## Exercise details:
Make an exact transcription of the material, leaving out all images.

## Dataset content:
——————
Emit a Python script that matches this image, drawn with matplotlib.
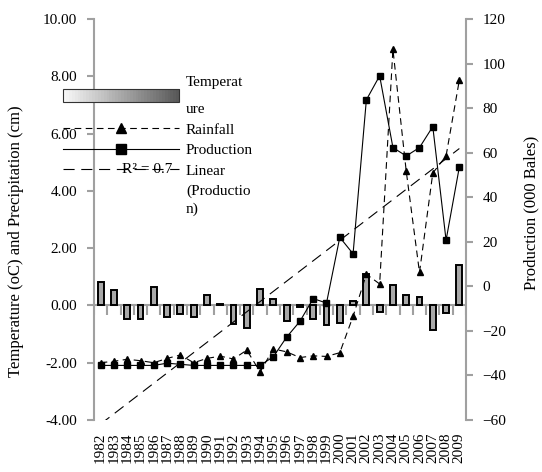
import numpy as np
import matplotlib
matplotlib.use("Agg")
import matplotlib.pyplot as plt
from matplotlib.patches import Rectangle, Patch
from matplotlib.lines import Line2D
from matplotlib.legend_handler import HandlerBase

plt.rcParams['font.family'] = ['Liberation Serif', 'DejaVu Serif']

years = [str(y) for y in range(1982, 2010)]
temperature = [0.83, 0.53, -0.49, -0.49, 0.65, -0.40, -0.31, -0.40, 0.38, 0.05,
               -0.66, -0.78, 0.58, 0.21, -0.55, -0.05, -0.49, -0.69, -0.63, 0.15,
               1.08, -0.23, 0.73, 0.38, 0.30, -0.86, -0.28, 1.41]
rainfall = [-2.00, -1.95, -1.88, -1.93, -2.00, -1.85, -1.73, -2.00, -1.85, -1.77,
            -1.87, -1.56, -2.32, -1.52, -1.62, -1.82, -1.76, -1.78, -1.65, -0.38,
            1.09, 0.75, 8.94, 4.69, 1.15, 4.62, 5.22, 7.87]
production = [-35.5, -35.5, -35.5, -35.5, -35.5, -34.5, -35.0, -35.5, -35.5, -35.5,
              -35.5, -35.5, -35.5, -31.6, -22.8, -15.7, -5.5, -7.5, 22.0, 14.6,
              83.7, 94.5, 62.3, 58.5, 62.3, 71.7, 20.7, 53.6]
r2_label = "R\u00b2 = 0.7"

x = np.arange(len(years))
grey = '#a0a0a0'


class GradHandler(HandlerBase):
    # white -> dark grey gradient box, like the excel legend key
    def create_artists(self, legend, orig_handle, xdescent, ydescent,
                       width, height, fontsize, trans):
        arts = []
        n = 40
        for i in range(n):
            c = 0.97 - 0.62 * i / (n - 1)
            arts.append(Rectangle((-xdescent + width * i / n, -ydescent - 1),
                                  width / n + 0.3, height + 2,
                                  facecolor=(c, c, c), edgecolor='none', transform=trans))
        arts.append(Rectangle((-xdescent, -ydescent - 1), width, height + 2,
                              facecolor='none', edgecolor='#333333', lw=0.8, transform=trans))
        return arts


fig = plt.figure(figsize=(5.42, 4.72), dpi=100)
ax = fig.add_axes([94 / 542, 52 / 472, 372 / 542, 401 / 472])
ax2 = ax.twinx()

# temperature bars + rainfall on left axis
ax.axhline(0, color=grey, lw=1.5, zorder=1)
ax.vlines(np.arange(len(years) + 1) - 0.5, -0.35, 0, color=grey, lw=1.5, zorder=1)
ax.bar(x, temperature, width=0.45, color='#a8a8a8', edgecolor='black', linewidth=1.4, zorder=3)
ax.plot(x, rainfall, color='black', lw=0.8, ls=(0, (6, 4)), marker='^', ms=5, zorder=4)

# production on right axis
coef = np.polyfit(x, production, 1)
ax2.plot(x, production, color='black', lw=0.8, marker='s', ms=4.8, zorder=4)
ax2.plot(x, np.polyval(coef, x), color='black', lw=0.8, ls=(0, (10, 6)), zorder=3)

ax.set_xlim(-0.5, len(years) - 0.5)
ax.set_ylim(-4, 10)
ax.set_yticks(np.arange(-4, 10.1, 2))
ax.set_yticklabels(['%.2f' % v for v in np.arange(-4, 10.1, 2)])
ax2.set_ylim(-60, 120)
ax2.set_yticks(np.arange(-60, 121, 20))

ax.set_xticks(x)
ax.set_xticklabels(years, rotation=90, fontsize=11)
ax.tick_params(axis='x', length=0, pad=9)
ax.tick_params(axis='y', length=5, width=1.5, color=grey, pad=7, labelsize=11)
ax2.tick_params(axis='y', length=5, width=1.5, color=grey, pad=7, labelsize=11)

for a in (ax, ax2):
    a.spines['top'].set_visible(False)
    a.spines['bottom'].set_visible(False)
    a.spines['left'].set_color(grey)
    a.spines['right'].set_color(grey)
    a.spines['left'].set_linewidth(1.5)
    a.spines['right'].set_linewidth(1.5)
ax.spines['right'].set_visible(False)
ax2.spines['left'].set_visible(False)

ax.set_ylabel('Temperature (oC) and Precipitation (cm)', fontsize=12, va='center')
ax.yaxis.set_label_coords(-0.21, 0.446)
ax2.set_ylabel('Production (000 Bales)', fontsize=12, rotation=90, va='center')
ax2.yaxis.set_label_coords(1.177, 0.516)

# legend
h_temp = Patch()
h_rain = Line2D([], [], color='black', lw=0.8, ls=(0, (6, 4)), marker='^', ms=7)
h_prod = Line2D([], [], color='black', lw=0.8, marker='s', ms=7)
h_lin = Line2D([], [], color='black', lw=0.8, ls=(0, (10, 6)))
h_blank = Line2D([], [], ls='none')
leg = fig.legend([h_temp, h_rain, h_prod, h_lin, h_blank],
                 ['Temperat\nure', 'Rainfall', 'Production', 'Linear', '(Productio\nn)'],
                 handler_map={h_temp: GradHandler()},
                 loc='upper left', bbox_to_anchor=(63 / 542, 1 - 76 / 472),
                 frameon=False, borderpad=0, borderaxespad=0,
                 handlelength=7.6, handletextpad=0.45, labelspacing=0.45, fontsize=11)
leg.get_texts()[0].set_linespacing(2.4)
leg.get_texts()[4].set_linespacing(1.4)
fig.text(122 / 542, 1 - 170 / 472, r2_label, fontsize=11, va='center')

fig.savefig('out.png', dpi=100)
——————
## Task answer:
Emit a Python script that matches this image, drawn with matplotlib.
import numpy as np
import matplotlib
matplotlib.use("Agg")
import matplotlib.pyplot as plt
from matplotlib.patches import Rectangle, Patch
from matplotlib.lines import Line2D
from matplotlib.legend_handler import HandlerBase

plt.rcParams['font.family'] = ['Liberation Serif', 'DejaVu Serif']

years = [str(y) for y in range(1982, 2010)]
temperature = [0.83, 0.53, -0.49, -0.49, 0.65, -0.40, -0.31, -0.40, 0.38, 0.05,
               -0.66, -0.78, 0.58, 0.21, -0.55, -0.05, -0.49, -0.69, -0.63, 0.15,
               1.08, -0.23, 0.73, 0.38, 0.30, -0.86, -0.28, 1.41]
rainfall = [-2.00, -1.95, -1.88, -1.93, -2.00, -1.85, -1.73, -2.00, -1.85, -1.77,
            -1.87, -1.56, -2.32, -1.52, -1.62, -1.82, -1.76, -1.78, -1.65, -0.38,
            1.09, 0.75, 8.94, 4.69, 1.15, 4.62, 5.22, 7.87]
production = [-35.5, -35.5, -35.5, -35.5, -35.5, -34.5, -35.0, -35.5, -35.5, -35.5,
              -35.5, -35.5, -35.5, -31.6, -22.8, -15.7, -5.5, -7.5, 22.0, 14.6,
              83.7, 94.5, 62.3, 58.5, 62.3, 71.7, 20.7, 53.6]
r2_label = "R\u00b2 = 0.7"

x = np.arange(len(years))
grey = '#a0a0a0'


class GradHandler(HandlerBase):
    # white -> dark grey gradient box, like the excel legend key
    def create_artists(self, legend, orig_handle, xdescent, ydescent,
                       width, height, fontsize, trans):
        arts = []
        n = 40
        for i in range(n):
            c = 0.97 - 0.62 * i / (n - 1)
            arts.append(Rectangle((-xdescent + width * i / n, -ydescent - 1),
                                  width / n + 0.3, height + 2,
                                  facecolor=(c, c, c), edgecolor='none', transform=trans))
        arts.append(Rectangle((-xdescent, -ydescent - 1), width, height + 2,
                              facecolor='none', edgecolor='#333333', lw=0.8, transform=trans))
        return arts


fig = plt.figure(figsize=(5.42, 4.72), dpi=100)
ax = fig.add_axes([94 / 542, 52 / 472, 372 / 542, 401 / 472])
ax2 = ax.twinx()

# temperature bars + rainfall on left axis
ax.axhline(0, color=grey, lw=1.5, zorder=1)
ax.vlines(np.arange(len(years) + 1) - 0.5, -0.35, 0, color=grey, lw=1.5, zorder=1)
ax.bar(x, temperature, width=0.45, color='#a8a8a8', edgecolor='black', linewidth=1.4, zorder=3)
ax.plot(x, rainfall, color='black', lw=0.8, ls=(0, (6, 4)), marker='^', ms=5, zorder=4)

# production on right axis
coef = np.polyfit(x, production, 1)
ax2.plot(x, production, color='black', lw=0.8, marker='s', ms=4.8, zorder=4)
ax2.plot(x, np.polyval(coef, x), color='black', lw=0.8, ls=(0, (10, 6)), zorder=3)

ax.set_xlim(-0.5, len(years) - 0.5)
ax.set_ylim(-4, 10)
ax.set_yticks(np.arange(-4, 10.1, 2))
ax.set_yticklabels(['%.2f' % v for v in np.arange(-4, 10.1, 2)])
ax2.set_ylim(-60, 120)
ax2.set_yticks(np.arange(-60, 121, 20))

ax.set_xticks(x)
ax.set_xticklabels(years, rotation=90, fontsize=11)
ax.tick_params(axis='x', length=0, pad=9)
ax.tick_params(axis='y', length=5, width=1.5, color=grey, pad=7, labelsize=11)
ax2.tick_params(axis='y', length=5, width=1.5, color=grey, pad=7, labelsize=11)

for a in (ax, ax2):
    a.spines['top'].set_visible(False)
    a.spines['bottom'].set_visible(False)
    a.spines['left'].set_color(grey)
    a.spines['right'].set_color(grey)
    a.spines['left'].set_linewidth(1.5)
    a.spines['right'].set_linewidth(1.5)
ax.spines['right'].set_visible(False)
ax2.spines['left'].set_visible(False)

ax.set_ylabel('Temperature (oC) and Precipitation (cm)', fontsize=12, va='center')
ax.yaxis.set_label_coords(-0.21, 0.446)
ax2.set_ylabel('Production (000 Bales)', fontsize=12, rotation=90, va='center')
ax2.yaxis.set_label_coords(1.177, 0.516)

# legend
h_temp = Patch()
h_rain = Line2D([], [], color='black', lw=0.8, ls=(0, (6, 4)), marker='^', ms=7)
h_prod = Line2D([], [], color='black', lw=0.8, marker='s', ms=7)
h_lin = Line2D([], [], color='black', lw=0.8, ls=(0, (10, 6)))
h_blank = Line2D([], [], ls='none')
leg = fig.legend([h_temp, h_rain, h_prod, h_lin, h_blank],
                 ['Temperat\nure', 'Rainfall', 'Production', 'Linear', '(Productio\nn)'],
                 handler_map={h_temp: GradHandler()},
                 loc='upper left', bbox_to_anchor=(63 / 542, 1 - 76 / 472),
                 frameon=False, borderpad=0, borderaxespad=0,
                 handlelength=7.6, handletextpad=0.45, labelspacing=0.45, fontsize=11)
leg.get_texts()[0].set_linespacing(2.4)
leg.get_texts()[4].set_linespacing(1.4)
fig.text(122 / 542, 1 - 170 / 472, r2_label, fontsize=11, va='center')

fig.savefig('out.png', dpi=100)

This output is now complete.